• Collected material:
--

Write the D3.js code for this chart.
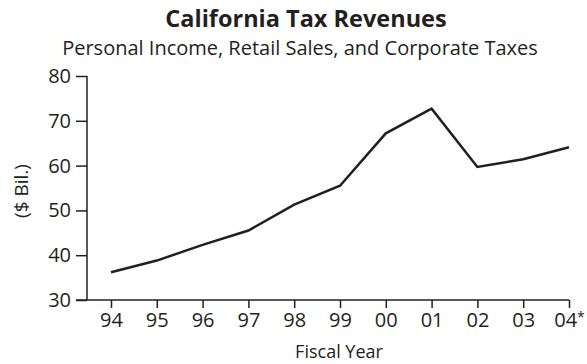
<!DOCTYPE html>
<html>
<head>
<meta charset="utf-8">
<script src="https://cdn.jsdelivr.net/npm/d3@7"></script>
<style>
  body { margin: 0; background: #fff; }
  text { font-family: "Open Sans", "Noto Sans", sans-serif; fill: #231f20; }
</style>
</head>
<body>
<script>
// data
var years = ["94", "95", "96", "97", "98", "99", "00", "01", "02", "03", "04"];
var revenue = [36.2, 38.8, 42.3, 45.5, 51.3, 55.5, 67.2, 72.7, 59.7, 61.4, 64.1];
var yTicks = [30, 40, 50, 60, 70, 80];

// canvas magic numbers
var w = 587;
var h = 364;
var yAxisX = 87;
var xAxisY = 300;

var svg = d3.select("body")
            .append("svg")
            .attr("width", w)
            .attr("height", h);

var xScale = d3.scalePoint()
               .domain(years)
               .range([111, 569]);

var yScale = d3.scaleLinear()
               .domain([30, 80])
               .range([xAxisY, 76]);

var ink = "#231f20";

// y axis
var yAxis = d3.axisLeft(yScale)
              .tickValues(yTicks)
              .tickSize(11)
              .tickPadding(5)
              .tickFormat(d3.format("d"));

var yG = svg.append("g")
            .attr("transform", "translate(" + yAxisX + ",0)")
            .call(yAxis);
yG.select(".domain").remove();
yG.append("line")
  .attr("x1", 0).attr("x2", 0)
  .attr("y1", yScale(80)).attr("y2", xAxisY)
  .attr("stroke", ink).attr("stroke-width", 1.5);

// x axis
var xAxis = d3.axisBottom(xScale)
              .tickSize(8)
              .tickPadding(5);

var xG = svg.append("g")
            .attr("transform", "translate(0," + xAxisY + ")")
            .call(xAxis);
xG.select(".domain").remove();
xG.append("line")
  .attr("x1", 76).attr("x2", xScale("04"))
  .attr("y1", 0).attr("y2", 0)
  .attr("stroke", ink).attr("stroke-width", 1.5);

svg.selectAll(".tick line").attr("stroke", ink).attr("stroke-width", 1.5);
svg.selectAll(".tick text")
   .style("font-size", "20px")
   .style("font-family", "\"Open Sans\", sans-serif")
   .attr("fill", ink);

// the last year is an estimate, marked with an asterisk
xG.selectAll(".tick text")
  .filter(function(d) { return d === "04"; })
  .append("tspan")
  .attr("dy", -5)
  .style("font-size", "14px")
  .text("*");

// line
var line = d3.line()
             .x(function(d, i) { return xScale(years[i]); })
             .y(function(d) { return yScale(d); });

svg.append("path")
   .datum(revenue)
   .attr("fill", "none")
   .attr("stroke", ink)
   .attr("stroke-width", 2.5)
   .attr("stroke-linejoin", "miter")
   .attr("d", line);

// titles
svg.append("text")
   .attr("x", 306)
   .attr("y", 27)
   .attr("text-anchor", "middle")
   .style("font-size", "23.5px")
   .style("font-weight", "bold")
   .text("California Tax Revenues");

svg.append("text")
   .attr("x", 300)
   .attr("y", 55)
   .attr("text-anchor", "middle")
   .style("font-size", "20px")
   .text("Personal Income, Retail Sales, and Corporate Taxes");

svg.append("text")
   .attr("transform", "translate(28,191) rotate(-90)")
   .attr("text-anchor", "middle")
   .style("font-size", "19px")
   .text("($ Bil.)");

svg.append("text")
   .attr("x", 339)
   .attr("y", 358)
   .attr("text-anchor", "middle")
   .style("font-size", "18px")
   .text("Fiscal Year");
</script>
</body>
</html>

--

• What to do:
Leaving the pictures aside, transcribe the entire listing exactly.

• Exercise response:
Write the D3.js code for this chart.
<!DOCTYPE html>
<html>
<head>
<meta charset="utf-8">
<script src="https://cdn.jsdelivr.net/npm/d3@7"></script>
<style>
  body { margin: 0; background: #fff; }
  text { font-family: "Open Sans", "Noto Sans", sans-serif; fill: #231f20; }
</style>
</head>
<body>
<script>
// data
var years = ["94", "95", "96", "97", "98", "99", "00", "01", "02", "03", "04"];
var revenue = [36.2, 38.8, 42.3, 45.5, 51.3, 55.5, 67.2, 72.7, 59.7, 61.4, 64.1];
var yTicks = [30, 40, 50, 60, 70, 80];

// canvas magic numbers
var w = 587;
var h = 364;
var yAxisX = 87;
var xAxisY = 300;

var svg = d3.select("body")
            .append("svg")
            .attr("width", w)
            .attr("height", h);

var xScale = d3.scalePoint()
               .domain(years)
               .range([111, 569]);

var yScale = d3.scaleLinear()
               .domain([30, 80])
               .range([xAxisY, 76]);

var ink = "#231f20";

// y axis
var yAxis = d3.axisLeft(yScale)
              .tickValues(yTicks)
              .tickSize(11)
              .tickPadding(5)
              .tickFormat(d3.format("d"));

var yG = svg.append("g")
            .attr("transform", "translate(" + yAxisX + ",0)")
            .call(yAxis);
yG.select(".domain").remove();
yG.append("line")
  .attr("x1", 0).attr("x2", 0)
  .attr("y1", yScale(80)).attr("y2", xAxisY)
  .attr("stroke", ink).attr("stroke-width", 1.5);

// x axis
var xAxis = d3.axisBottom(xScale)
              .tickSize(8)
              .tickPadding(5);

var xG = svg.append("g")
            .attr("transform", "translate(0," + xAxisY + ")")
            .call(xAxis);
xG.select(".domain").remove();
xG.append("line")
  .attr("x1", 76).attr("x2", xScale("04"))
  .attr("y1", 0).attr("y2", 0)
  .attr("stroke", ink).attr("stroke-width", 1.5);

svg.selectAll(".tick line").attr("stroke", ink).attr("stroke-width", 1.5);
svg.selectAll(".tick text")
   .style("font-size", "20px")
   .style("font-family", "\"Open Sans\", sans-serif")
   .attr("fill", ink);

// the last year is an estimate, marked with an asterisk
xG.selectAll(".tick text")
  .filter(function(d) { return d === "04"; })
  .append("tspan")
  .attr("dy", -5)
  .style("font-size", "14px")
  .text("*");

// line
var line = d3.line()
             .x(function(d, i) { return xScale(years[i]); })
             .y(function(d) { return yScale(d); });

svg.append("path")
   .datum(revenue)
   .attr("fill", "none")
   .attr("stroke", ink)
   .attr("stroke-width", 2.5)
   .attr("stroke-linejoin", "miter")
   .attr("d", line);

// titles
svg.append("text")
   .attr("x", 306)
   .attr("y", 27)
   .attr("text-anchor", "middle")
   .style("font-size", "23.5px")
   .style("font-weight", "bold")
   .text("California Tax Revenues");

svg.append("text")
   .attr("x", 300)
   .attr("y", 55)
   .attr("text-anchor", "middle")
   .style("font-size", "20px")
   .text("Personal Income, Retail Sales, and Corporate Taxes");

svg.append("text")
   .attr("transform", "translate(28,191) rotate(-90)")
   .attr("text-anchor", "middle")
   .style("font-size", "19px")
   .text("($ Bil.)");

svg.append("text")
   .attr("x", 339)
   .attr("y", 358)
   .attr("text-anchor", "middle")
   .style("font-size", "18px")
   .text("Fiscal Year");
</script>
</body>
</html>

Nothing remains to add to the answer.